Nachhaltigkeit, Profitabilität und gesellschaftlicher Nutzen stehen über blankem Wachstum.

Urs Baumann

Wofür bleibt Ihnen Zeit?

Ich nehme mir Zeit für meine Familie, Freunde und für Sport. Das gibt mir den notwendigen Ausgleich zu meinem Job.

Sie haben vor Kurzem Ihre sportlichen Aktivitäten um Stand-up-Paddling ergänzt. Viel Spass oder Reinfall?

Was gibt es Schöneres, als an einem herrlichen Sommertag mit dem SUP auf dem Wasser des Zürichsees hinzugleiten? Da macht auch das Reinfallen Spass.

Standfestigkeit – ist sie für einen CEO das A und O?

Ja. Als CEO muss ich auch einen Sturm aushalten können. Zum Glück aber nicht auf dem SUP (lacht).

Dass Dinge auf der Kippe stehen, ist ein Gefühl, das sich gesellschaftlich in letzter Zeit mehr ausgebreitet hat als auch schon. Wie behalten wir die Ruhe?

Ein Allheilmittel gegen die Sorgen rund um tiefgreifende Veränderungen gibt es nicht. Sich jedoch mit möglichen Szenarien frühzeitig auseinanderzusetzen und Lösungsansätze zu suchen, kann Klarheit schaffen und Orientierung geben. Und sich auf die eigenen Stärken zu besinnen. Als Beispiel unsere Bank: Aus unserer über 150-jährigen erfolgreichen Geschichte ist abzulesen, dass wir uns immer auf unsere Stärken verlassen konnten und so auch turbulente Zeiten gut durchgestanden haben.

Einander Vertrauen schenken – das rufen Sie in die Bank hinein und sammeln so viele Sympathien. Wie bildet sich Vertrauen heraus?

Vertrauen ist für mich die Grundlage jeder Zusammenarbeit. Vertrauen ist eine Form von Wertschätzung, ein Geschenk, das wir uns gegenseitig machen können. Vertrauen hat aber nichts zu tun mit naiver Glaubensseligkeit. Vertrauen wächst und verfestigt sich durch konsistente Erfahrungen mit dem Gegenüber.
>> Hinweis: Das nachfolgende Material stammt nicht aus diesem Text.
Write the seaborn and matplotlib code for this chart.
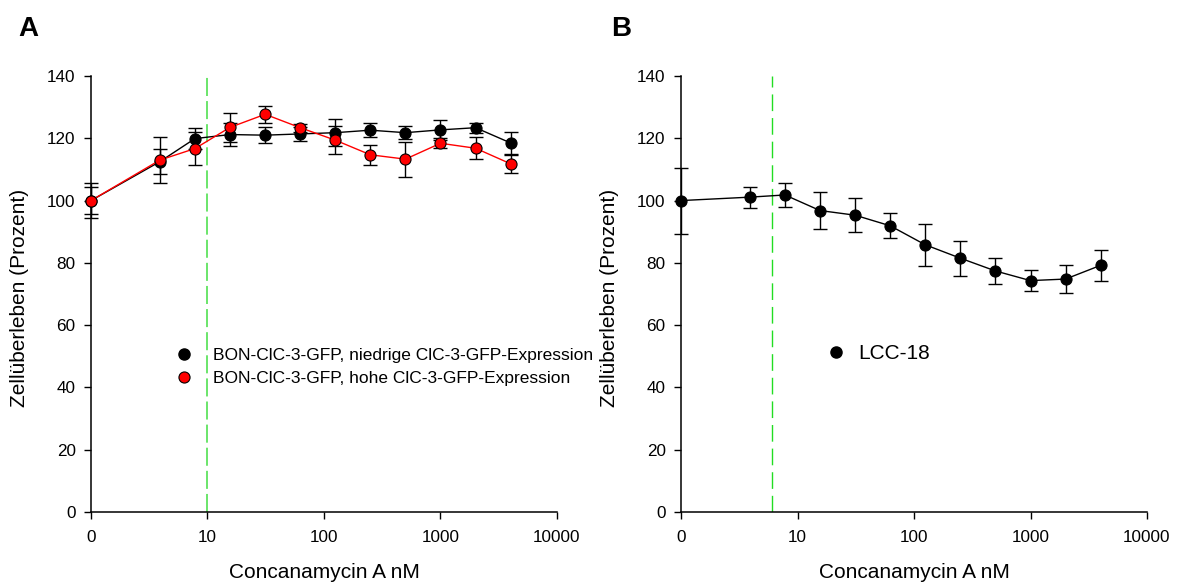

Nicht mit jeder Entscheidung kann man es allen recht machen. Wann bedarf es der Härte?

Jede Führungskraft muss lernen, damit umzugehen, es nie allen recht machen zu können. Mir hilft es zu wissen, dass ich im besten Interesse der Unternehmen entschieden habe.

Definieren Sie bitte Mut – und wann macht er in der Bank besonders Sinn?

Mut ist die Beherztheit, etwas zu wagen; Mut bringt unsere Bank überhaupt voran: der Mut, Sachen zu hinterfragen. Der Mut, eine andere Meinung zu äussern. Der Mut, einander offenes und ehrliches Feedback zu geben. Der Mut, etwas zu ändern. Ganz wichtig auch: der Mut, neue Impulse zu setzen.

Worüber können Sie lachen?

Über einen guten Witz. Über die Komik einer Situation. Über mich selbst auch.

Sie fahren E-Bike: Am Berg schon mal von einem Bio-Biker ausgelacht worden?

Viele sind ja in der Zwischenzeit auch schon umgestiegen und haben die vielen Vorteile eines E-Bikes in den Bergen schätzen gelernt. Doch vor jenen, die die Steigungen ohne Motor hochfahren, habe ich unbedingt Respekt.

Was wünschen Sie sich für 2023?

Dass der Ukrainekrieg endet. Dass die geopolitischen Spannungen in anderen Teilen der Welt nicht eskalieren. Dass wir die Inflation in den Griff bekommen und eine drohende Rezes­sion abwenden können. Dass sich unsere Unternehmen mit ihrer Innovationskraft in diesem schwierigen Umfeld erfolgreich behaupten können. Dass wir für unsere Kundinnen und Kunden weiterhin die verlässliche und geschätzte Finanzpartnerin sind.